CSR: Justizministerium verschont Mittelstand

Der kooperierende Mittelstand bleibt von nicht-finanziellen Berichtspflichten befreit – vorerst! Damit das so bleibt, bittet DER MITTELSTANDSVERBUND seine Mitglieder um Unterstützung.

Brüssel, 22.03.2016 — Das Bundesministerium der Justiz und für Verbraucherschutz (BMJV) hat einen Entwurf für die sogenannte CSR-Richtlinie (Richtlinie zur Änderung der Richtlinie 2013/34/EU im Hinblick auf die Angabe nichtfinanzieller und die Diversität betreffender Informationen durch bestimmte große Unternehmen und Gruppen) vorgelegt. Damit setzt das Ministerium eine Forderung um, die bereits 2014 von den europäischen Entscheidungsträgern verabschiedet wurde.

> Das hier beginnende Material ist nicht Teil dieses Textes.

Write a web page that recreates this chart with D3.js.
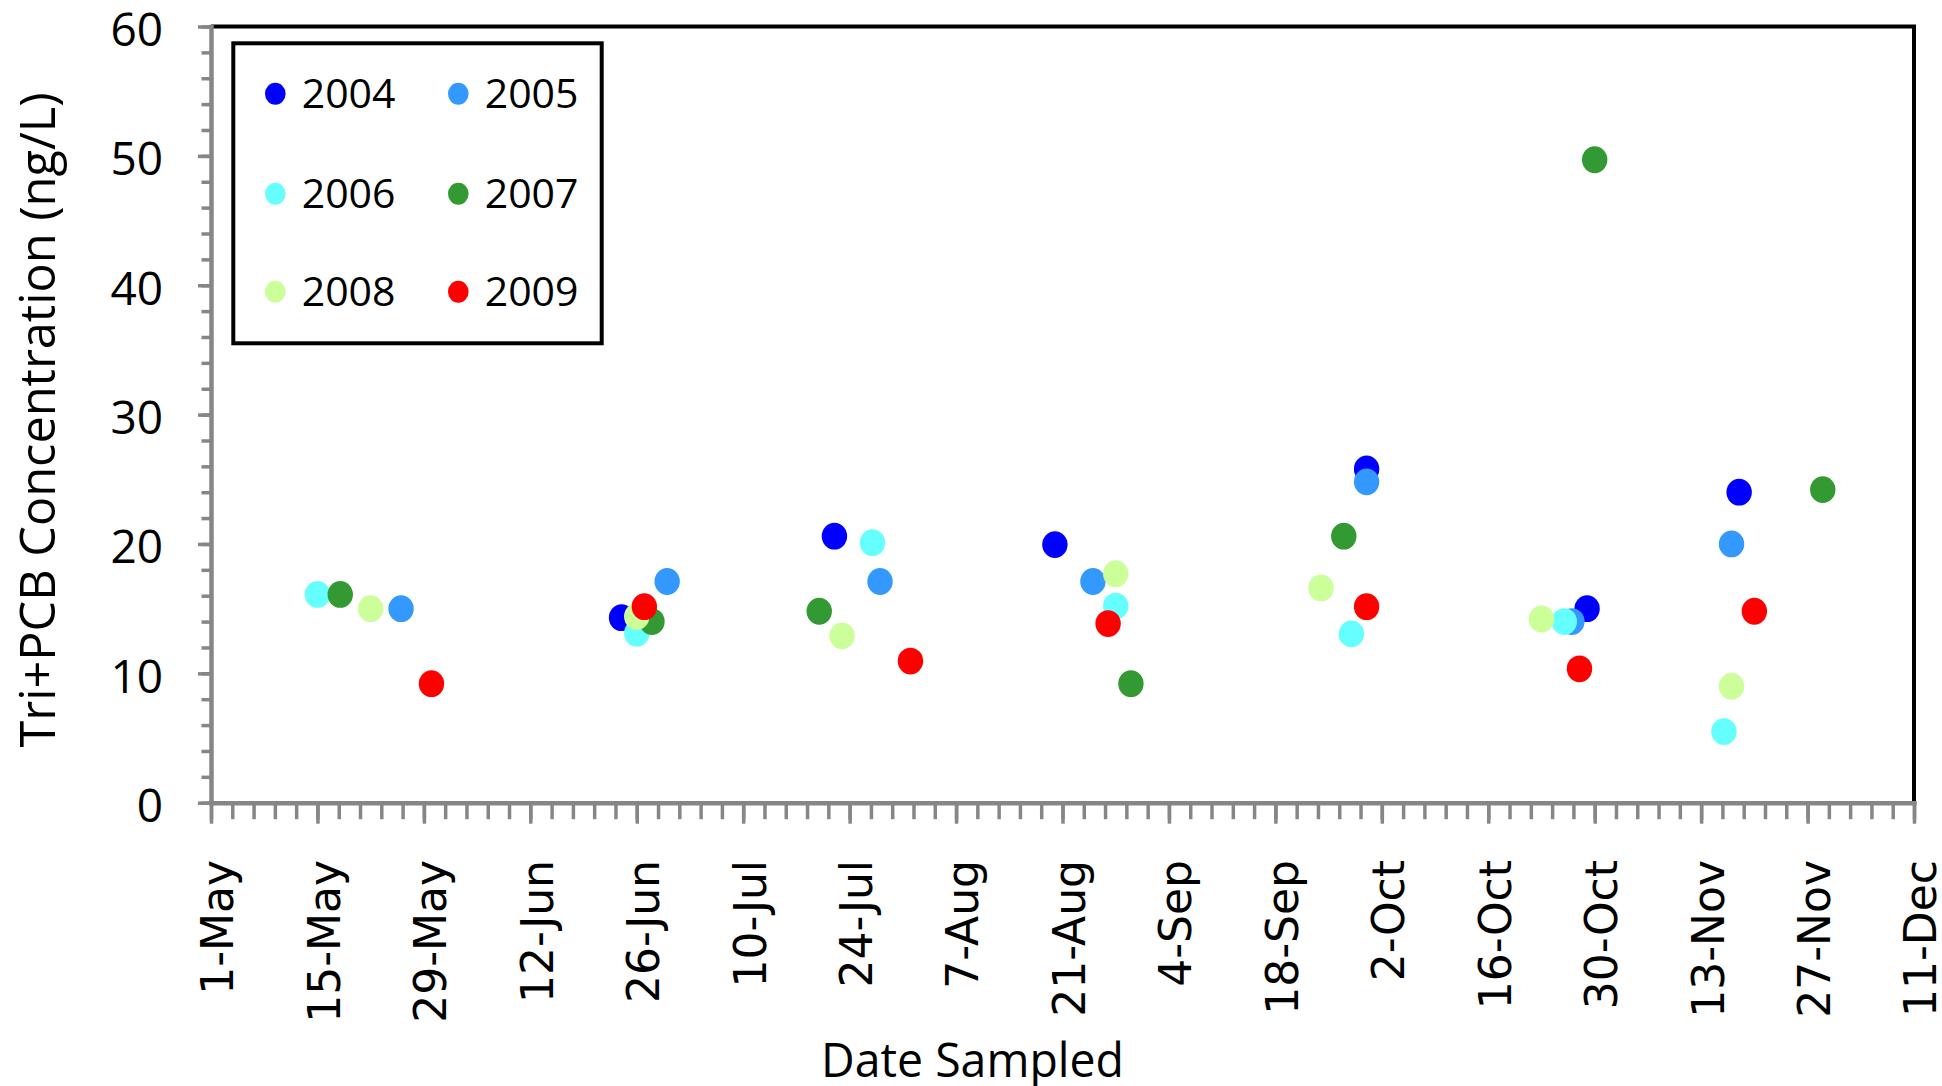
<!DOCTYPE html>
<html>
<head>
<meta charset="utf-8">
<script src="https://cdn.jsdelivr.net/npm/d3@7/dist/d3.min.js"></script>
<style>
  body { margin: 0; background: #fff; }
  svg { display: block; }
</style>
</head>
<body>
<div id="chart"></div>
<script>
// series order = drawing order (later years sit on top)
const years = ['2004', '2005', '2006', '2007', '2008', '2009'];
const colors = ['#0000ff', '#3399ff', '#66ffff', '#339933', '#ccff99', '#ff0000'];

// [month-day sampled, Tri+PCB ng/L]
const samples2004 = [['06-24', 14.3], ['07-22', 20.6], ['08-20', 19.95], ['09-30', 25.8], ['10-29', 15.0], ['11-18', 24.0]];
const samples2005 = [['05-26', 15.0], ['06-30', 17.1], ['07-28', 17.1], ['08-25', 17.1], ['09-30', 24.8], ['10-27', 14.0], ['11-17', 20.0]];
const samples2006 = [['05-15', 16.1], ['06-26', 13.1], ['07-27', 20.1], ['08-28', 15.2], ['09-28', 13.05], ['10-26', 14.0], ['11-16', 5.5]];
const samples2007 = [['05-18', 16.1], ['06-28', 14.0], ['07-20', 14.8], ['08-30', 9.2], ['09-27', 20.6], ['10-30', 49.7], ['11-29', 24.2]];
const samples2008 = [['05-22', 15.0], ['06-26', 14.4], ['07-23', 12.9], ['08-28', 17.7], ['09-24', 16.6], ['10-23', 14.2], ['11-17', 9.0]];
const samples2009 = [['05-30', 9.2], ['06-27', 15.15], ['08-01', 10.95], ['08-27', 13.85], ['09-30', 15.15], ['10-28', 10.35], ['11-20', 14.8]];

const xTickDays = ['05-01', '05-15', '05-29', '06-12', '06-26', '07-10', '07-24', '08-07', '08-21',
                   '09-04', '09-18', '10-02', '10-16', '10-30', '11-13', '11-27', '12-11'];
const yTicks = [0, 10, 20, 30, 40, 50, 60];

const parseDay = d3.timeParse('%Y-%m-%d');
const toDate = s => parseDay('2001-' + s);

const W = 1942, H = 1086;
const plot = { left: 211, right: 1914, top: 26.5, bottom: 802.7 };
const AXIS_GREY = '#868686';
const CAL = "'Open Sans', sans-serif";

const series = years.map((year, i) => ({
    year,
    color: colors[i],
    points: [samples2004, samples2005, samples2006, samples2007, samples2008, samples2009][i]
        .map(([d, v]) => ({ date: toDate(d), value: v }))
}));

const svg = d3.select('#chart').append('svg')
    .attr('width', W)
    .attr('height', H);

svg.append('rect').attr('width', W).attr('height', H).attr('fill', '#fff');

const x = d3.scaleTime()
    .domain([toDate(xTickDays[0]), toDate(xTickDays[xTickDays.length - 1])])
    .range([plot.left, plot.right]);

const y = d3.scaleLinear()
    .domain([0, 60])
    .range([plot.bottom, plot.top]);

// plot area frame (top + right show black, left + bottom covered by the axes)
svg.append('path')
    .attr('d', `M${plot.left},${plot.top}H${plot.right}V${plot.bottom}`)
    .attr('fill', 'none')
    .attr('stroke', '#000')
    .attr('stroke-width', 4);

// minor ticks: 5 steps per major interval
const xStart = x.domain()[0];
const minorStep = 14 / 5 * 864e5;
const xMinor = d3.range(0, 81).map(i => new Date(+xStart + i * minorStep));

svg.append('g')
    .attr('transform', `translate(0,${plot.bottom})`)
    .call(d3.axisBottom(x).tickValues(xMinor).tickSize(16.5).tickFormat(''))
    .call(g => g.select('.domain').remove())
    .call(g => g.selectAll('line').attr('stroke', AXIS_GREY).attr('stroke-width', 3.5));

svg.append('g')
    .attr('transform', `translate(${plot.left},0)`)
    .call(d3.axisLeft(y).tickValues(d3.range(0, 61, 2)).tickSize(9.5).tickFormat(''))
    .call(g => g.select('.domain').remove())
    .call(g => g.selectAll('line').attr('stroke', AXIS_GREY).attr('stroke-width', 3.5));

// major x axis
const xAxis = svg.append('g')
    .attr('transform', `translate(0,${plot.bottom})`)
    .call(d3.axisBottom(x)
        .tickValues(xTickDays.map(toDate))
        .tickSize(21)
        .tickSizeOuter(0)
        .tickFormat(d3.timeFormat('%-d-%b')));

xAxis.select('.domain')
    .attr('stroke', AXIS_GREY)
    .attr('stroke-width', 4.5)
    .attr('stroke-linecap', 'square');
xAxis.selectAll('line').attr('stroke', AXIS_GREY).attr('stroke-width', 3.5);
xAxis.selectAll('text')
    .attr('transform', 'rotate(-90)')
    .attr('text-anchor', 'end')
    .attr('x', -(860 - plot.bottom))
    .attr('y', 6.5)
    .attr('dy', '0.35em')
    .attr('fill', '#000')
    .style('font-family', "'DejaVu Sans', sans-serif")
    .style('font-size', '44px');

// major y axis
const yAxis = svg.append('g')
    .attr('transform', `translate(${plot.left},0)`)
    .call(d3.axisLeft(y)
        .tickValues(yTicks)
        .tickSize(13)
        .tickSizeOuter(0)
        .tickPadding(35)
        .tickFormat(d3.format('d')));

yAxis.select('.domain')
    .attr('stroke', AXIS_GREY)
    .attr('stroke-width', 4.5)
    .attr('stroke-linecap', 'square');
yAxis.selectAll('line').attr('stroke', AXIS_GREY).attr('stroke-width', 3.5);
yAxis.selectAll('text')
    .attr('dy', '0.41em')
    .attr('fill', '#000')
    .style('font-family', CAL)
    .style('font-size', '46px');

// points
const pts = svg.append('g');
series.forEach(s => {
    pts.append('g')
        .selectAll('ellipse')
        .data(s.points)
        .join('ellipse')
        .attr('cx', d => x(d.date))
        .attr('cy', d => y(d.value))
        .attr('rx', 12.7)
        .attr('ry', 13.4)
        .attr('fill', s.color);
});

// axis titles
svg.append('text')
    .attr('transform', 'translate(55,420) rotate(-90)')
    .attr('text-anchor', 'middle')
    .attr('textLength', 655)
    .attr('lengthAdjust', 'spacingAndGlyphs')
    .style('font-family', CAL)
    .style('font-size', '49px')
    .text('Tri+PCB Concentration (ng/L)');

svg.append('text')
    .attr('x', 972.5)
    .attr('y', 1077)
    .attr('text-anchor', 'middle')
    .attr('textLength', 303)
    .attr('lengthAdjust', 'spacingAndGlyphs')
    .style('font-family', CAL)
    .style('font-size', '47px')
    .text('Date Sampled');

// legend
const legend = svg.append('g');
legend.append('rect')
    .attr('x', 233.3)
    .attr('y', 43.3)
    .attr('width', 368.4)
    .attr('height', 300)
    .attr('fill', '#fff')
    .attr('stroke', '#000')
    .attr('stroke-width', 4);

const legendCols = [275.3, 458.3];
const legendRows = [93.7, 193.7, 291.7];

series.forEach((s, i) => {
    const lx = legendCols[i % 2];
    const ly = legendRows[Math.floor(i / 2)];
    legend.append('ellipse')
        .attr('cx', lx)
        .attr('cy', ly)
        .attr('rx', 10.3)
        .attr('ry', 11)
        .attr('fill', s.color);
    legend.append('text')
        .attr('x', lx + 26.4)
        .attr('y', ly)
        .attr('dy', '0.36em')
        .style('font-family', CAL)
        .style('font-size', '41px')
        .text(s.year);
});
</script>
</body>
</html>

B esonders erfreulich: Der kooperierende Mittelstand bleibt von den geplanten Berichtspflichten verschont. Damit kommt das Ministerium der Forderung des MITTELSTANDSVERBUNDES entgegen, die Richtlinie nicht auf kleinere und mittlere Unternehmen auszuweiten.

Hintergrund

Besonders das Europäische Parlament hatte seit langem darauf gepocht, dass Unternehmen Angaben über nicht-finanzielle Aspekte ihrer Tätigkeit berichten sollen. DER MITTELSTANDSVERBUND hatte in der europäischen und nationalen Diskussion immer wieder darauf hingewiesen, dass ein solcher verpflichtender Ansatz die mannigfaltigen sozialen Aktivitäten von Unternehmen konterkarieren könnte. Am Ende des Europäischen Gesetzgebungsprozesses stand deshalb ein Rechtsakt, der lediglich große Unternehmen dazu verpflichtet, Auskunft über ihre nicht-finanziellen Informationen zu geben.

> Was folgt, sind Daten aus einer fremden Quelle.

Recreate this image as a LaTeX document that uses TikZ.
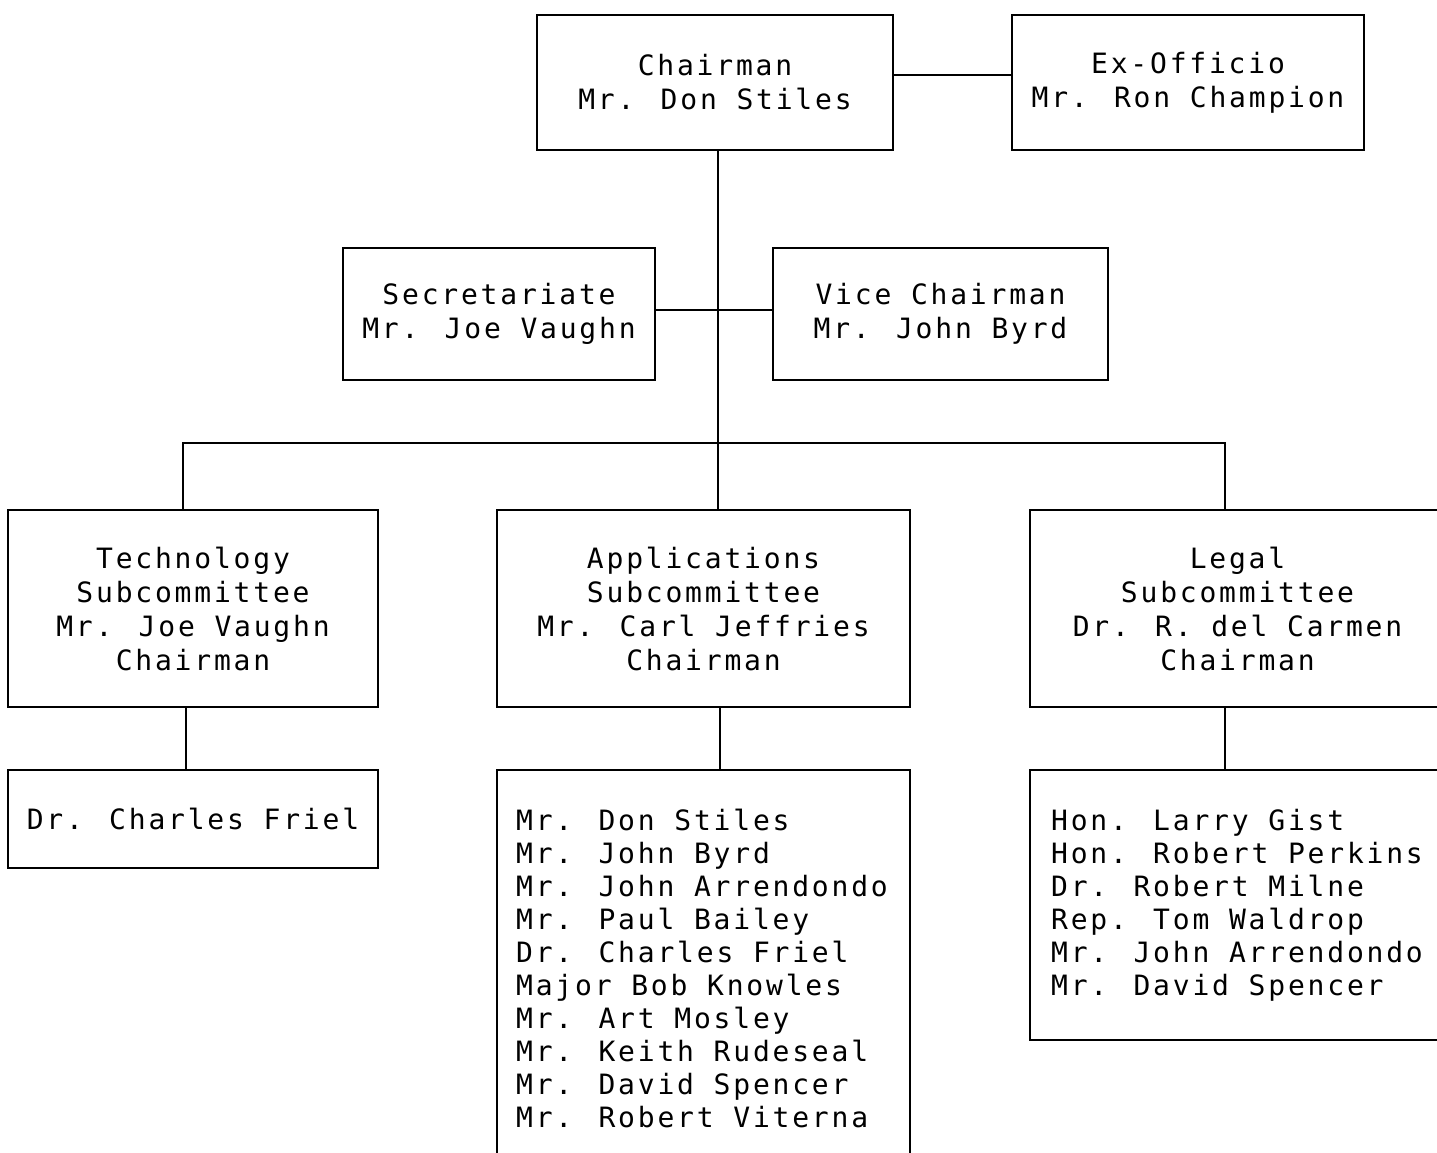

In der darauf folgenden nationalen Diskussion über die Umsetzung der CSR-Richtlinie schaltete sich DER MITTELSTANDSVEBRUND frühzeitig ein und verdeutlichte, dass der auf EU-Ebene beschlossene Anwendungsbereich keinesfalls auf kleinere Unternehmen ausgeweitet werden sollte.

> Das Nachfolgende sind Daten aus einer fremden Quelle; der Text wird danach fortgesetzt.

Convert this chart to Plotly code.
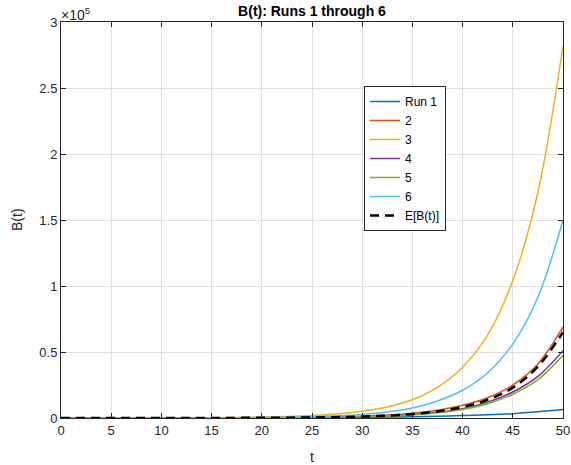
import plotly.graph_objects as go

t = [0, 2.5, 5, 7.5, 10, 12.5, 15, 17.5, 20, 22.5, 25, 27.5, 30, 32.5, 35, 37.5, 40, 42.5, 45, 47.5, 50]

run1 = [12, 16, 22, 30, 41, 56, 77, 105, 145, 200, 270, 370, 500, 700, 950, 1300, 1800, 2400, 3300, 4700, 6400]
run2 = [3.4, 5.6, 9, 15, 25, 42, 68, 112, 185, 300, 500, 820, 1350, 2200, 3600, 5900, 9600, 15300, 25000, 41000, 69000]
run3 = [13, 21, 35, 58, 95, 155, 260, 420, 700, 1150, 1900, 3100, 5200, 8400, 13800, 23200, 38500, 63000, 104000, 171000, 282000]
run4 = [2.3, 3.8, 6.3, 10, 17, 28, 47, 78, 128, 210, 350, 580, 960, 1600, 2600, 4300, 7100, 12000, 19700, 31500, 51000]
run5 = [2.2, 3.6, 5.9, 9.7, 16, 26, 44, 72, 118, 195, 320, 530, 870, 1430, 2350, 3900, 6400, 10800, 18000, 29000, 47500]
run6 = [7, 12, 20, 32, 52, 85, 140, 225, 370, 610, 1000, 1650, 2700, 4600, 7500, 12900, 21000, 34300, 56000, 91500, 150000]
expected = [2.5, 4.2, 7, 12, 19, 32, 53, 88, 145, 240, 400, 660, 1100, 1800, 3000, 5000, 8300, 13800, 23000, 39000, 65000]

series_names = ["Run 1", "2", "3", "4", "5", "6"]
series_values = [run1, run2, run3, run4, run5, run6]
colors = ["#0072BD", "#D95319", "#EDB120", "#7E2F8E", "#77AC30", "#4DBEEE"]

x_ticks = [0, 5, 10, 15, 20, 25, 30, 35, 40, 45, 50]
y_ticks = [0, 50000, 100000, 150000, 200000, 250000, 300000]
y_tick_labels = ["0", "0.5", "1", "1.5", "2", "2.5", "3"]

FONT = "Liberation Sans, Arial, Helvetica, sans-serif"
AX = "#262626"

L, R, T, B = 61, 563, 22, 418
W, H = 571, 465

fig = go.Figure()
for name, vals, c in zip(series_names, series_values, colors):
    fig.add_trace(go.Scatter(x=t, y=vals, mode="lines", name=name,
                             line=dict(color=c, width=1.5, shape="spline")))
fig.add_trace(go.Scatter(x=t, y=expected, mode="lines", name="E[B(t)]",
                         line=dict(color="black", width=2.5, dash="9px,6px", shape="spline")))

axis_common = dict(showline=True, linecolor=AX, linewidth=1, mirror="allticks",
                   ticks="inside", ticklen=5, tickcolor=AX, tickwidth=1,
                   showgrid=True, gridcolor="#dfdfdf", gridwidth=1, zeroline=False,
                   automargin=False,
                   tickfont=dict(family=FONT, size=13, color=AX))

fig.update_xaxes(range=[0, 50], tickvals=x_ticks, **axis_common)
fig.update_yaxes(range=[0, 300000], tickvals=y_ticks, ticktext=y_tick_labels, **axis_common)

pw, ph = R - L, B - T
# axis titles
fig.add_annotation(text="t", xref="paper", yref="paper", x=0.5, y=-(457 - B) / ph,
                   xanchor="center", yanchor="middle", showarrow=False,
                   font=dict(family=FONT, size=14, color=AX))
fig.add_annotation(text="B(t)", xref="paper", yref="paper", x=-(L - 17) / pw, y=0.5,
                   xanchor="center", yanchor="middle", showarrow=False, textangle=-90,
                   font=dict(family=FONT, size=14, color=AX))
# exponent label
fig.add_annotation(text="×10<sup>5</sup>", xref="paper", yref="paper", x=0, y=1,
                   xanchor="left", yanchor="bottom", showarrow=False, xshift=-2, yshift=-3,
                   font=dict(family=FONT, size=14, color=AX))

fig.update_layout(
    width=W, height=H,
    margin=dict(l=L, r=W - R, t=T, b=H - B, autoexpand=False),
    paper_bgcolor="white", plot_bgcolor="white",
    title=dict(text="<b>B(t): Runs 1 through 6</b>", x=(L + R) / 2 / W, xanchor="center",
               y=1 - 11 / H, yanchor="middle",
               font=dict(family=FONT, size=14, color="black")),
    legend=dict(x=(364 - L) / pw, y=(B - 86) / ph, xanchor="left", yanchor="top",
                bordercolor=AX, borderwidth=1, bgcolor="white",
                font=dict(family=FONT, size=12, color="black"),
                tracegroupgap=0, itemwidth=30, entrywidth=92, entrywidthmode="pixels"),
    showlegend=True,
)

fig.write_html("out.html", config={"displayModeBar": False},
               post_script="document.body.style.margin='0';document.body.style.padding='0';")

Auch wenn Unternehmen von einer solchen Berichtspflicht betroffen sein sollten, plädierte DER MITTELSTANDSVERBUND für eine maximale Flexibilität hinsichtlich der Art und Weise der Darstellung solcher nichtfinanzieller Aspekte. "Das soziale Engagement von Unternehmen verläuft eben nicht nach 'Schema F'. Der Bericht über eine solches Engagement kann daher auch nur in einer entsprechenden individuellen Art und Weise erfolgen", warnt Tim Geier, Leiter des MITTELSTANDSVERBUND-Büros in Brüssel.

Das BMJV hat die Ansichten der verschiedenen betroffenen Verbände gesammelt, und auf Grundlage dessen einen Entwurf zur Umsetzung der CSR-Richtlinie vorgestellt.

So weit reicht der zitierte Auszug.